Validation Proves AI Reliability Equals Experts

In a joint NYU study with 188 US testers aged 18-25, Vantage assessed collaboration skills. Human raters from NYU used identical rubrics; AI-human agreement (Cohen’s Kappa with quadratic weights) matched human-human agreement for conflict resolution and project management, confirming AI Evaluator accuracy. Separately, partnering with OpenMic on 180 students' creative tasks (e.g., character interviews), AI scores correlated 0.88 with human experts via Pearson’s correlation, validating even on complex creativity.

These results establish Vantage as a reliable automated assessor, aligned with OECD and WEF frameworks prioritizing critical thinking, collaboration, and creativity—skills automation can't replace.

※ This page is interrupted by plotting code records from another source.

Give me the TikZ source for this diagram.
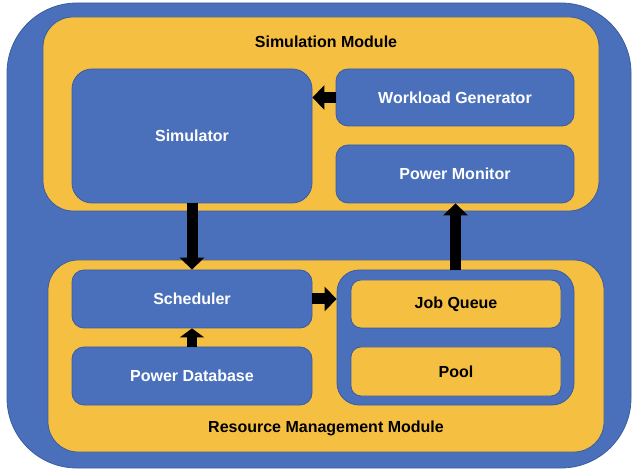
\documentclass[tikz,border=0pt]{standalone}
\usepackage{fontspec}
\setmainfont{Liberation Sans}
\usetikzlibrary{arrows.meta}
\definecolor{boxblue}{HTML}{4A70BC}
\definecolor{edgeblue}{HTML}{3A5C9E}
\definecolor{boxyellow}{HTML}{F5BF42}
\begin{document}
\begin{tikzpicture}[x=1pt,y=-1pt,
  font=\fontsize{16}{19}\selectfont\bfseries,
  bluebox/.style={draw=edgeblue,line width=0.8pt,fill=boxblue,text=white,rounded corners=#1,inner sep=0pt},
  bluebox/.default=12pt,
  yellowbox/.style={draw=edgeblue,line width=0.8pt,fill=boxyellow,text=black,rounded corners=#1,inner sep=0pt},
  yellowbox/.default=10pt,
  label text/.style={text=black,inner sep=0pt},
  bigarrow/.style={line width=11pt,draw=black,-{Triangle[width=24pt,length=12pt]}},
  smallarrow/.style={line width=10pt,draw=black,-{Triangle[width=24pt,length=9pt]}}
]
\useasboundingbox (0,0) rectangle (632,470);
% outer container
\node[bluebox=70pt,minimum width=624pt,minimum height=465pt] (outer) at (319,235.5) {};
% simulation module
\node[yellowbox=30pt,minimum width=556pt,minimum height=194pt] (simmod) at (321,114) {};
\node[label text] (simtitle) at (326,42) {Simulation Module};
\node[bluebox=20pt,minimum width=240pt,minimum height=134pt] (sim) at (192,136) {Simulator};
\node[bluebox,minimum width=238pt,minimum height=57pt] (wg) at (455,97.5) {Workload Generator};
\node[bluebox,minimum width=238pt,minimum height=58pt] (pm) at (455,174) {Power Monitor};
% resource management module
\node[yellowbox=30pt,minimum width=556pt,minimum height=192pt] (resmod) at (326,356) {};
\node[label text] (restitle) at (326,428) {Resource Management Module};
\node[bluebox,minimum width=240pt,minimum height=58pt] (sched) at (192,299) {Scheduler};
\node[bluebox,minimum width=240pt,minimum height=58pt] (pd) at (192,376) {Power Database};
\node[bluebox=22pt,minimum width=237pt,minimum height=135pt] (cont) at (455.5,337.5) {};
\node[yellowbox,minimum width=210pt,minimum height=48pt] (jq) at (456,304) {Job Queue};
\node[yellowbox,minimum width=210pt,minimum height=49pt] (pool) at (456,371.5) {Pool};
% connectors
\draw[bigarrow] (wg.west) -- (wg.west -| sim.east);
\draw[bigarrow] (sim.south) -- (sched.north);
\draw[smallarrow] (pd.north) -- (sched.south);
\draw[bigarrow] (sched.east) -- (sched.east -| cont.west);
\draw[bigarrow] (cont.north) -- (cont.north |- pm.south);
\end{tikzpicture}
\end{document}
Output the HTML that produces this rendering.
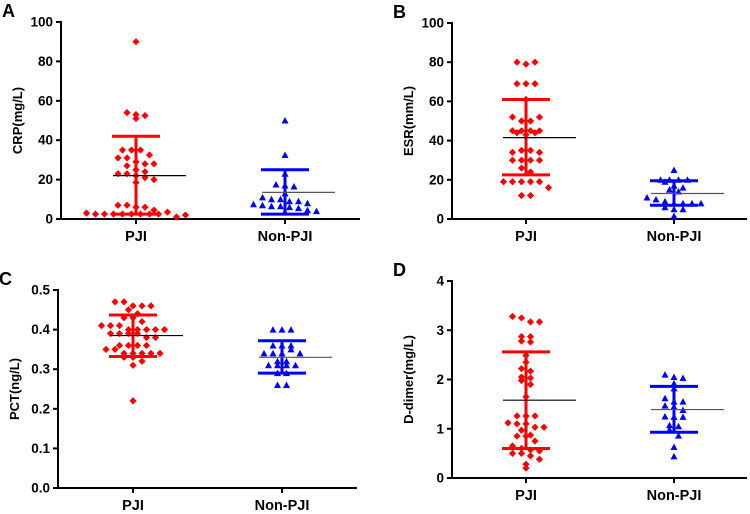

Scaling Skills Assessment for Education

Vantage, now on Google Labs, enables a 'skills layer' atop curricula: students debate social topics or lead lab planning with avatars, getting dual feedback on knowledge and skills. This supplements group projects scalably. Future work tests skill transfer to real interactions, cultural inclusivity, and growth via repeated practice, supporting research on pedagogical impacts.